Previous application filed by the Attorney General, Godfred Yeboah Dame, in the ongoing trial of former COCOBOD boss and two others, has exposed the inherent contradictions in his current application before the Court of Appeal.
The AG’s application at the appellate court, seeking to overturn a decision of the High Court to restart the trial is replete with inconsistencies juxtaposed with positions he previously held.
The High Court presided over by Justice Kwasi Anokye Gyimah on April 4, 2023, turned down the AG’s application to adopt proceedings of the previous trial judge.
The new judge had contended that Justice Clemence Jackson Honyenuga, a retired Supreme Court Judge who was sitting on the case, was embroiled in a number of controversial decisions, which he doesn’t want to inherit.
“If I adopt the proceedings, I am basically adopting every act and decision that has been taken by the previous judge in the matter and I will be saddled with the same suspicions and allegations of unfairness that have been levelled against the current state of the proceedings,” the trial judge pointed out.
Justice Gyimah, therefore ordered that the case should be heard de novo, that’s afresh, much to the chagrin of the Attorney General and his team, leading to the latest application at the Court of Appeal.
It is the case of the AG that the High Court’s decision “will rather cause injustice to the Republic if the case is started fresh,” and “starting this case ‘de novo’ will benefit the accused from delaying the case.”
The judge in his ruling made reference to section 80(2) (a) of NRCD 323, which states that one of the factors a court is enjoined to look at when assessing the credibility of a witness is the witness’ demeanour.

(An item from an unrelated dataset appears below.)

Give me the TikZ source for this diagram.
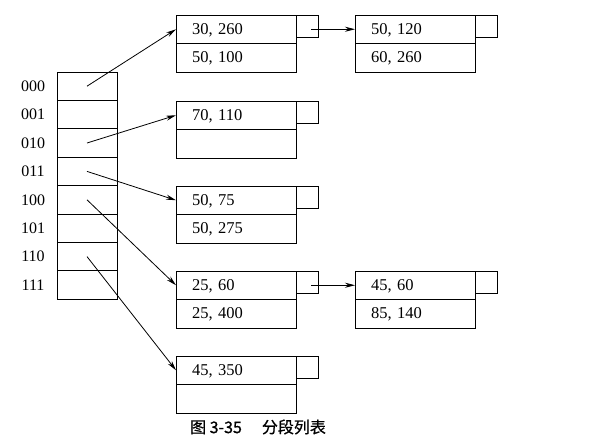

“Much as that may be the right position, in a criminal trial where the liberty of the accused is at stake and where the accused is by law presumed innocent and also entitled to a fair trial, any factor, however minimal or insignificant its effect, that will enhance the opportunities for the fair trial of an accused person should not be overlooked by the court.

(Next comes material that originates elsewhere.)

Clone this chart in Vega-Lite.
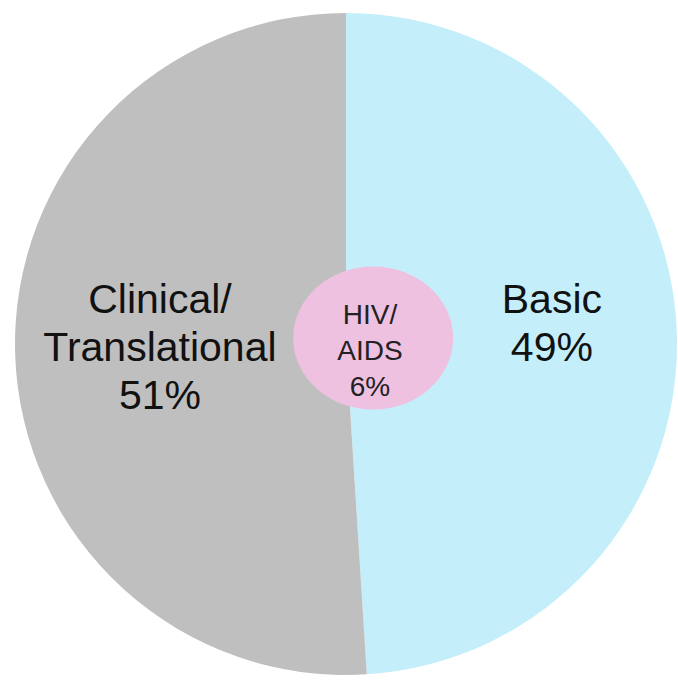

“The drafters of NRCD 323 knew why they placed that provision in the Act and as a statutory provision, a court that is meant on doing justice in a criminal trial should as much as is within its power, make sure that the said statutory provision is observed. The best way that the said statutory provision can be observed is for the trial court to have first-hand experience or observation of the witnesses called by all the parties and this can only be achieved in the present case if this court starts on a clean slate,” Justice Kwasi Gyimah stressed.
But the Attorney General in an application for appeal filed on April 18, 2023 on his behalf by the Director of Public Prosecutions, Mrs. Yvonne Atakora Obuobisa, argued that Justice Kwasi Gyimah “misdirected himself” in the application of the principles regarding adoption of evidence in a trial.
He challenged the decision of the new judge to observe the demeanour of witnesses at firsthand.
“The learned trial judge erred, in the circumstances of the instant case, in placing undue premium on the need to assess the demeanour of the witnesses called at the trial,” the AG argued in the appeal application.
But this position of the Attorney General is in sharp contrast to what he told the Supreme Court, in which he succeeded in getting the court to review its earlier decision which went in favour of the accused when the court barred Justice Honyenuga from continuing the trial.
“That the decision of the ordinary bench results in a substantial miscarriage of justice since it has the effect of placing the case in the hands of a new judge who has not had the benefits of the full trial, observing the demeanour and composure of the various witnesses called by the prosecution and assessing their credibility,” the affidavit in support of the AG’s motion at the Supreme Court dated 18th August 2021 read in part.
Also, in 2021, the AG convinced the Supreme Court that when the matter is transferred to a new judge, as it is the case now, it can occasion a retrial.
The Attorney General’s prediction came to pass as Justice Gyimah decided to start the trial afresh.
It is therefore surprising to a cross section of Ghanaians why the AG is fighting the High Court for starting the case afresh.
“The decision of the trial judge to start the trial de novo has occasioned a miscarriage of justice as it will hinder an efficient trial of the accused persons in the instant case,” the AG’s notice of appeal dated April 18, 2023 asserted.
The former COCOBOD Chief Executive and businessman Seidu Agongo, as well as Agricult Ghana Limited, are facing 27 charges, including willfully causing financial loss to the state and contravention of the Public Procurement Act in the purchase of Lithovit liquid fertiliser between 2014 and 2016.
They have pleaded not guilty to the charges and are on a GH¢300,000 self-recognizance bail each.